The cap 20 serves the function of securing to the torch body 80 the nozzle 10 and the components fitted therein, as well as ensuring electrical conduction to the nozzle 10. In such a plasma torch in which the nozzle 10 is directly cooled by water, the cap 20 also serves the function of sealing the cooling water passageway 70 so as to prevent the cooling water flowing around the outer periphery of the nozzle 10 from leaking out of the torch.
In order to achieve these functions effectively, the cap 20 is made to have metal-to-metal contact with the nozzle 10 in the vicinity of the lower (front) end of the plasma torch, and the diameter of the cylindrical portion of the cap 20 and the apex angle .theta..sub.2 of the conical portion of the cap 20 are both made to be large. The large diameter of the cylindrical portion of the cap 20 and the large apex angle of the conical portion of the cap 20 readily accommodate the various components positioned in the vicinity of the front end of the plasma torch, e.g., the insulation cylinder 30 fitted on the outer periphery of the electrode 50, the swirler 40 attached to the lower end of the insulation cylinder 30, the nozzle 10 in which these components are fitted, and the like.
Such a plasma cutter can be used in two-dimensional cutting of a workpiece such as a flat plate, and can also be used in three dimensional cutting, e.g., for forming components of automobiles or the like by installing the plasma cutter onto a robot. However, the conventional plasma torch having a large diameter cap and a large apex angle .theta..sub.2 at the lower end of the torch has incurred the following problems.
(1) If the height of the plasma torch (the distance between the lower surface of the nozzle 10 and the cutting surface on the workpiece) is set to a predetermined desired value, the sides of the lower end of the torch can sometimes make contact with the workpiece when the cutting is being conducted in a trough-like recess in the workpiece. Accordingly, it is not always safe for the height of the torch to be maintained at the predetermined desired value. That is, the accessibility of the plasma torch is inferior due to the size and shape of the lower end of the nozzle structure. Where the cutting has to be made with a torch height greater than the predetermined desired height, the cutting quality at that location can be extremely poor, and in some cases no cutting can be made.

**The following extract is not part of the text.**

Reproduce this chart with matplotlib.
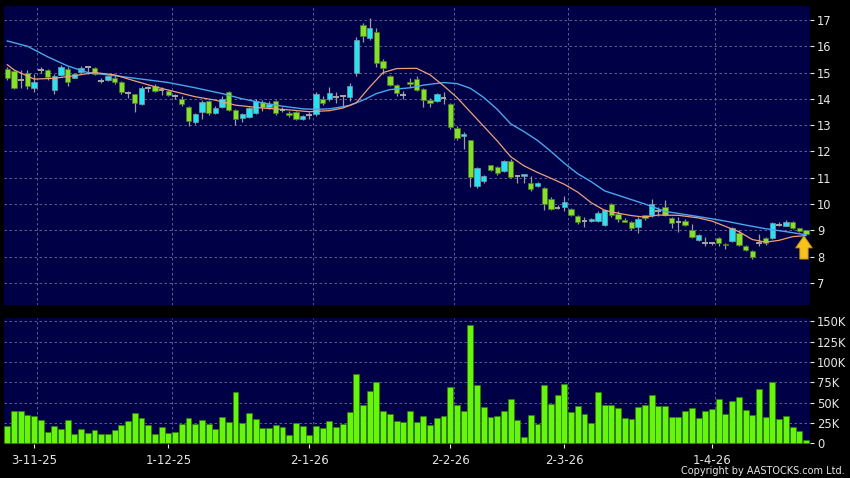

(2) During a robotic teaching work wherein cutting loci are being stored in memory in a robot, a marking line made on the workpiece to be cut can be hidden by the torch so that the teaching work becomes difficult.
(3) Since the portion of the cap 20 which contacts the nozzle 10 is in close proximity to the lower end of the nozzle 10, molten metal which splatters during a cutting operation can contact the cap 20 and adhere thereto. Thus, an abnormal electric discharge or a double arc point is likely to occur. Accordingly, damage to the cap 20 can occur, thereby causing leakage of cooling water through the metal-to-metal seal between the nozzle 10 and the cap 20.